Aku menyobek amplop berwarna coklat yang ada di genggamanku. Kugapai isi yang tersembunyi di dalamnya. Satu buku: Love Freak.


Warna pink mendominasi judul buku Love Freak, dengan bingkai berwarna putih. Sedang sampul buku didominasi warna kuning. Segar! Benar-benar perpaduan warna yang memacu adrenalinku. Aku ingin segera mengunyahnya. Melumatnya sampai habis. Tak tersisa.


“Ngebongkar mitos-mitos Cinta secara Radikal,” demikian sederet kata-kata yang tertera di sampul buku. Menemani tulisan Love Freak. Membaca sub judul buku yang ada di genggamanku ini, membuatku semakin penasaran. Semakin membuatku segera melumat seluruh isinya.


Segera kubuka dan kubaca buku yang ditulis oleh S. Rahoyo ini. Aku ingin segera membuktikan sms dari Tante Agnes kemarin, ” Na, apakah kamu pernah cemburu? Apakah kamu percaya bahwa cemburu adalah bukti cinta? Kalau kamu mau tahu jawabannya, silakan kamu baca buku Love Freak.”


Kubaca Love Freak dengan serius. Aku benar-benar membutuhkan obat cemburu. Kubuka lembar demi lembar. Kubaca kata demi kata. Kukunyah, kucerna. Tiba-tiba, mataku terbelalak. Hatiku bergetar. Saat aku mulai membaca halaman 16. Ada getaran semakin membesar saat kubaca halaman 17, apalagi halaman 18.


Inilah yang aku cari selama seminggu ini.

Aku membaca ulang halaman 16 dan 17. Kalau tadi hanya membaca dalam hati, kini aku ingin mendengar bacaan lewat nada dari mulutku.

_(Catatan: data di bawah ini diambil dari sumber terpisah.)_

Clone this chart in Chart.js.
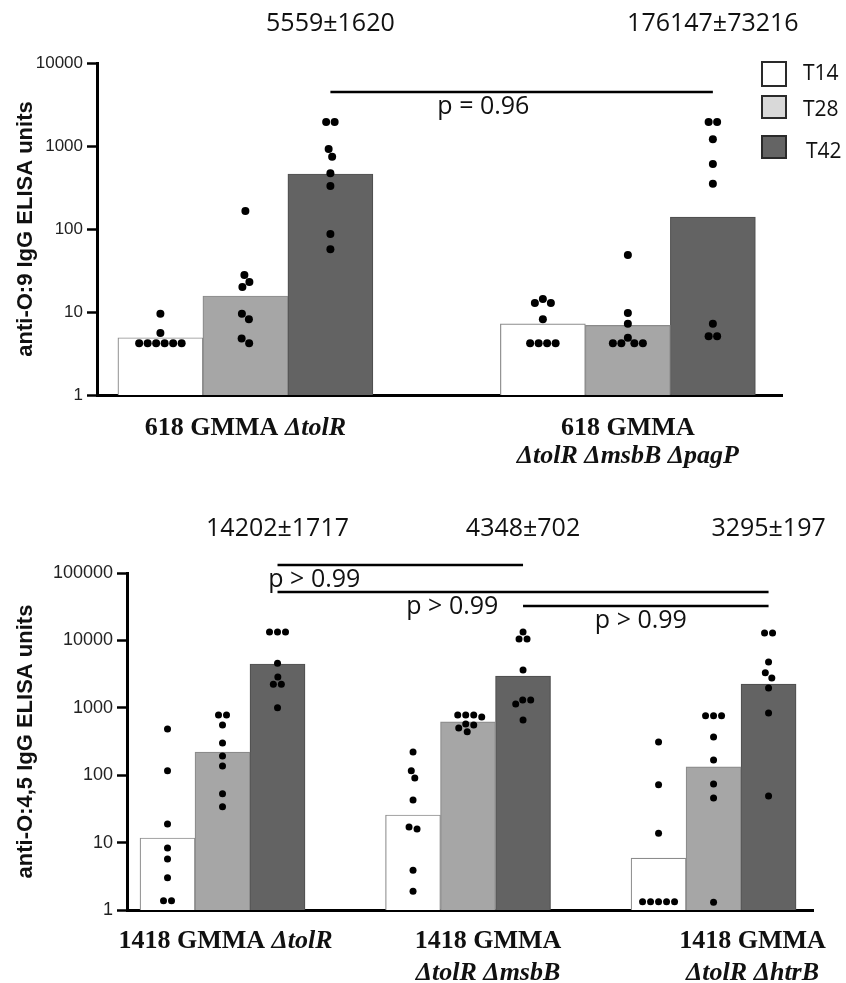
<!DOCTYPE html>
<html>
<head>
<meta charset="utf-8">
<script src="https://cdn.jsdelivr.net/npm/chart.js@4.4.0/dist/chart.umd.min.js"></script>
<style>
  html, body { margin: 0; padding: 0; background: #fff; }
  #wrap { position: relative; width: 846px; height: 983px; overflow: hidden; }
  canvas { position: absolute; left: 0; }
</style>
</head>
<body>
<div id="wrap">
  <canvas id="panelA" width="846" height="490" style="top:0"></canvas>
  <canvas id="panelB" width="846" height="493" style="top:490px"></canvas>
</div>
<script>
// series (time points)
const SERIES = ['T14', 'T28', 'T42'];

// ---- panel A : anti-O:9 IgG ----
// *...* marks italic parts of a label line
const catsA = [['618 GMMA *ΔtolR*'], ['618 GMMA', '*ΔtolR ΔmsbB ΔpagP*']];
const totalsA = ['5559±1620', '176147±73216'];
const compA = [[0, 1, 'p = 0.96']];
const ticksA = [1, 10, 100, 1000, 10000];
const meanA_T14 = [4.9, 7.2];
const meanA_T28 = [15.6, 6.9];
const meanA_T42 = [460, 139];
const dotsA_T14 = [[9.5, 5.6, 4.2, 4.2, 4.2, 4.2, 4.2, 4.2], [14.3, 12.8, 12.8, 8.2, 4.2, 4.2, 4.2, 4.2]];
const dotsA_T28 = [[165, 28, 23, 20, 9.5, 8.2, 4.8, 4.2], [48.6, 9.7, 7.2, 4.9, 4.2, 4.2, 4.2, 4.2]];
const dotsA_T42 = [[1950, 1950, 920, 740, 470, 330, 87, 57], [1950, 1950, 1210, 605, 350, 7.2, 5.1, 5.1]];

// ---- panel B : anti-O:4,5 IgG ----
const catsB = [['1418 GMMA *ΔtolR*'], ['1418 GMMA', '*ΔtolR ΔmsbB*'], ['1418 GMMA', '*ΔtolR ΔhtrB*']];
const totalsB = ['14202±1717', '4348±702', '3295±197'];
const compB = [[0, 1, 'p > 0.99'], [0, 2, 'p > 0.99'], [1, 2, 'p > 0.99']];
const ticksB = [1, 10, 100, 1000, 10000, 100000];
const meanB_T14 = [11.7, 25.7, 5.9];
const meanB_T28 = [220, 617, 133];
const meanB_T42 = [4470, 2960, 2240];
const dotsB_T14 = [[485, 116, 18.9, 8.3, 5.7, 3.0, 1.37, 1.37], [220, 116, 91, 43, 17, 15.9, 3.9, 1.9], [310, 72, 13.8, 1.32, 1.32, 1.32, 1.32, 1.32]];
const dotsB_T28 = [[780, 780, 556, 300, 193, 137, 53, 34], [780, 780, 780, 730, 575, 556, 500, 440], [760, 760, 760, 370, 168, 74, 46, 1.3]];
const dotsB_T42 = [[13300, 13300, 13300, 4600, 2860, 2240, 2240, 1000], [13300, 10500, 10500, 3640, 1300, 1300, 1140, 660], [12900, 12900, 4800, 3300, 2770, 1970, 840, 49]];

const FILL = ['#ffffff', '#a6a6a6', '#636363'];
const EDGE = ['#8c8c8c', '#8a8a8a', '#505050'];
const SANS = '"Open Sans", "DejaVu Sans", sans-serif';
const ARIAL = '"Liberation Sans", Arial, sans-serif';
const SERIF = '"Liberation Serif", "Times New Roman", serif';

// simple beeswarm: x offsets (px) so dots of a column don't overlap
function beeswarm(vals, toPx, d) {
  const pts = vals.map(v => ({ y: toPx(v), x: 0 }));
  const placed = [];
  pts.slice().sort((a, b) => a.y - b.y).forEach(p => {
    for (let k = 0; k < 400; k++) {
      const cands = k === 0 ? [0] : [k * 0.5, -k * 0.5];
      const c = cands.find(c => placed.every(q => Math.hypot(q.x - c, q.y - p.y) >= d));
      if (c !== undefined) { p.x = c; break; }
    }
    placed.push(p);
  });
  // centre each touching cluster on the column
  const comp = pts.map(() => -1);
  let n = 0;
  pts.forEach((p, i) => {
    if (comp[i] >= 0) return;
    const stack = [i]; comp[i] = n;
    while (stack.length) {
      const a = stack.pop();
      pts.forEach((q, j) => {
        if (comp[j] < 0 && Math.hypot(pts[a].x - q.x, pts[a].y - q.y) < d * 1.15) { comp[j] = n; stack.push(j); }
      });
    }
    n++;
  });
  for (let g = 0; g < n; g++) {
    const mem = pts.filter((p, i) => comp[i] === g);
    const m = mem.reduce((s, p) => s + p.x, 0) / mem.length;
    mem.forEach(p => p.x -= m);
  }
  return pts.map(p => p.x);
}

function drawRich(ctx, line, cx, y, size) {
  const segs = line.split('*').map((t, i) => ({ t, it: i % 2 === 1 })).filter(s => s.t);
  const font = s => (s.it ? 'italic ' : '') + 'bold ' + size + 'px ' + SERIF;
  let w = 0;
  segs.forEach(s => { ctx.font = font(s); s.w = ctx.measureText(s.t).width; w += s.w; });
  let xx = cx - w / 2;
  ctx.textAlign = 'left';
  segs.forEach(s => { ctx.font = font(s); ctx.fillText(s.t, xx, y); xx += s.w; });
}

const decor = {
  id: 'decor',
  afterDraw(chart, args, o) {
    const ctx = chart.ctx, x = chart.scales.x;
    ctx.save();
    ctx.fillStyle = '#111';
    ctx.textBaseline = 'alphabetic';
    o.categories.forEach((lines, i) => {
      const cx = x.getPixelForValue(i) + o.labelShift[i];
      lines.forEach((line, j) => drawRich(ctx, line, cx, o.labelBase[j], 26));
    });
    ctx.font = '25px ' + SANS;
    ctx.textAlign = 'center';
    o.totals.forEach((t, i) => ctx.fillText(t, x.getPixelForValue(i + o.barUnits), o.totalBase));
    o.comparisons.forEach((c, k) => {
      const b = o.brackets[k];
      const x1 = x.getPixelForValue(c[0] + o.barUnits), x2 = x.getPixelForValue(c[1] + o.barUnits);
      ctx.beginPath();
      ctx.moveTo(x1, b.y); ctx.lineTo(x2, b.y);
      ctx.lineWidth = 2.5; ctx.strokeStyle = '#000';
      ctx.stroke();
      ctx.fillText(c[2], x1 + b.f * (x2 - x1), b.base);
    });
    if (o.legend) {
      const L = o.legend;
      SERIES.forEach((s, k) => {
        ctx.fillStyle = L.fill[k];
        ctx.fillRect(L.x, L.y[k], L.w, L.h[k]);
        ctx.strokeStyle = '#2a2a2a'; ctx.lineWidth = 2;
        ctx.strokeRect(L.x, L.y[k], L.w, L.h[k]);
        ctx.fillStyle = '#111';
        ctx.font = '21px ' + SANS;
        ctx.textAlign = 'left';
        ctx.fillText(s, L.tx[k], L.tb[k]);
      });
    }
    ctx.restore();
  }
};

function panel(id, P) {
  const pxPerUnit = (P.right - P.left) / (P.xMax - P.xMin);
  const decade = (P.bottom - P.top) / Math.log10(P.yMax);
  const barUnits = P.bar / pxPerUnit;
  const datasets = [];
  P.dots.forEach((groups, k) => {
    const pts = [];
    groups.forEach((vals, i) => {
      const off = beeswarm(vals, v => -Math.log10(v) * decade, P.gap);
      vals.forEach((v, j) => pts.push({ x: i + (k - 1) * barUnits + off[j] / pxPerUnit, y: v }));
    });
    datasets.push({ type: 'scatter', label: SERIES[k] + ' dots', data: pts, pointRadius: P.dot,
      pointBackgroundColor: '#000', pointBorderWidth: 0, order: 0 });
  });
  P.means.forEach((m, k) => {
    datasets.push({ type: 'bar', label: SERIES[k], data: m.map((v, i) => ({ x: i, y: v })),
      backgroundColor: FILL[k], borderColor: EDGE[k], borderWidth: 1.2, barThickness: P.bar, order: 1 });
  });
  return new Chart(document.getElementById(id), {
    type: 'bar',
    data: { datasets },
    plugins: [decor],
    options: {
      responsive: false,
      animation: false,
      layout: { padding: { top: P.top, right: 846 - P.right, left: 0, bottom: 0 } },
      plugins: {
        legend: { display: false },
        tooltip: { enabled: false },
        decor: {
          categories: P.cats, labelShift: P.labelShift, labelBase: P.labelBase,
          totals: P.totals, totalBase: P.totalBase, barUnits,
          comparisons: P.comp, brackets: P.brackets, legend: P.legend
        }
      },
      scales: {
        x: {
          type: 'linear', min: P.xMin, max: P.xMax, offset: false,
          ticks: { display: false }, grid: { display: false },
          border: { display: true, color: '#000', width: 3 },
          afterFit: s => { s.height = P.h - P.bottom; }
        },
        y: {
          type: 'logarithmic', min: 1, max: P.yMax,
          afterBuildTicks: s => { s.ticks = P.ticks.map(v => ({ value: v })); },
          afterFit: s => { s.width = P.left; },
          ticks: { callback: v => String(v), autoSkip: false, padding: 4, color: '#222',
            font: { family: ARIAL, size: P.tickSize } },
          grid: { display: true, drawOnChartArea: false, drawTicks: true, tickLength: 10,
            tickWidth: 2.5, tickColor: '#000' },
          border: { display: true, color: '#000', width: 3 },
          title: { display: true, text: P.yTitle, color: '#111', padding: { top: 13, bottom: 0 },
            font: { family: ARIAL, size: 22, weight: 'bold' } }
        }
      }
    }
  });
}

panel('panelA', {
  h: 490, top: 63, bottom: 395, left: 97, right: 782, xMin: -0.388, xMax: 1.403, yMax: 10000,
  bar: 85, dot: 4, gap: 8.5, tickSize: 17, ticks: ticksA,
  yTitle: 'anti-O:9 IgG ELISA units',
  means: [meanA_T14, meanA_T28, meanA_T42], dots: [dotsA_T14, dotsA_T28, dotsA_T42],
  cats: catsA, labelShift: [0, 0], labelBase: [435, 463],
  totals: totalsA, totalBase: 31, comp: compA,
  brackets: [{ y: 92, base: 114, f: 0.40 }],
  legend: { x: 762, w: 24, y: [62, 96, 136], h: [24, 22, 22], fill: ['#ffffff', '#d9d9d9', '#646464'],
    tx: [803, 803, 806], tb: [80, 116, 158] }
});

panel('panelB', {
  h: 493, top: 83, bottom: 420, left: 127, right: 813, xMin: -0.389, xMax: 2.405, yMax: 100000,
  bar: 55, dot: 3.5, gap: 7.9, tickSize: 18, ticks: ticksB,
  yTitle: 'anti-O:4,5 IgG ELISA units',
  means: [meanB_T14, meanB_T28, meanB_T42], dots: [dotsB_T14, dotsB_T28, dotsB_T42],
  cats: catsB, labelShift: [3, 20, 39], labelBase: [458, 490],
  totals: totalsB, totalBase: 46, comp: compB,
  brackets: [{ y: 75, base: 97, f: 0.15 }, { y: 102, base: 124, f: 0.356 }, { y: 116, base: 138, f: 0.48 }],
  legend: null
});
</script>
</body>
</html>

“Jauh-jauh sebelumnya kamu perlu tahu bahwa (praktik) cinta sama sekali tidak identik dengan pengetahuan tentang cinta. Maksud saya, boleh jadi seseorang tahu banyak tentang cinta, tapi hidupnya sama sekali tidak menunjukkan cinta. Sebaliknya, ada seseorang yang mungkin sama sekali tidak memiliki pengetahuan tentang cinta, tetapi hidupnya mampu membuktikan bahwa ia adalah seseorang yang penuh cinta.


Kalau begitu, mana yang lebih penting: praktik cinta atau pengetahuan tentang cinta? Kalau saya harus memilih salah satu di antara keduanya, saya memilih untuk tidak memilih. Bagi saya, keduanya penting dan saling melengkapi. Tentu saja saya sepakat bahwa pengetahuan tentang cinta sangat tidak cukup tanpa praktik cinta. Tapi, praktik cinta tanpa pengetahuan hakiki tentang cinta, juga bisa menyesatkan!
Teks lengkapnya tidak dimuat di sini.